Even Jacques Olivier, who runs the international-finance master's program at Hautes Etudes Commerciales, worries that too much math and too little economics can have dangerous consequences. "The crisis is due in part to all the people who know how to count marbles but have no idea what those marbles mean," he says. Others, like Natixis' Crouhy, feel different. "It's totally unfair to make the quants the scapegoat. People are criticizing the models and the quants, but the quants are hardly responsible for data that is b.s."
Responsible or not, the quants and the programs that train them are feeling the fallout from the crisis. "People are thinking twice before applying for a master's in finance," says Crouhy. Pagès says his financial-engineering program has seen a drop-off in applications, particularly from the grandes écoles, to about 65 a year.
And there are regulatory threats looming. France's top market regulator wants to impose speed limits on high-frequency trading, a form of quant finance that uses computer algorithms to trade in huge volumes at lightning speed.

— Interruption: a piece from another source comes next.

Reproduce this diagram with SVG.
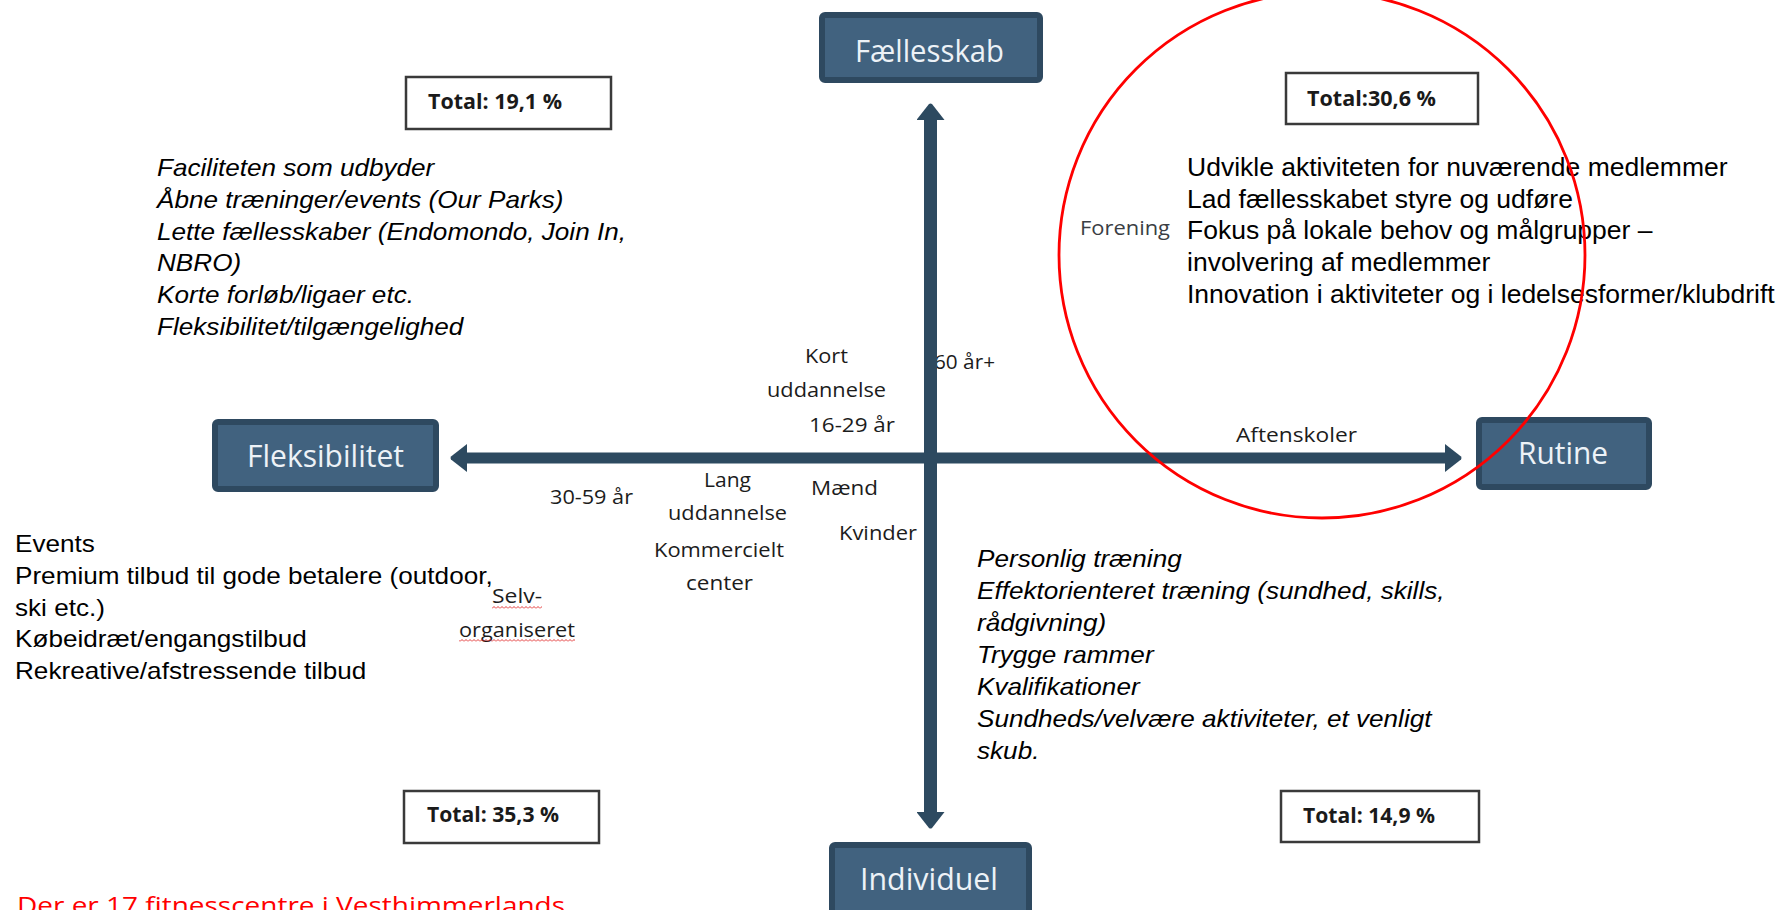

Thierry Francq, secretary general of France's market regulator, recently said, "You have some active retail investors who have quit the market because they feel very uncomfortable since they have no level playing field." Investors and banks are also shying away from exotic derivatives, says Pagès. "It will take a long time before they come back."
The challenge for French quants will be proving that their work benefits everyone, not just an elite few, before that comeback happens.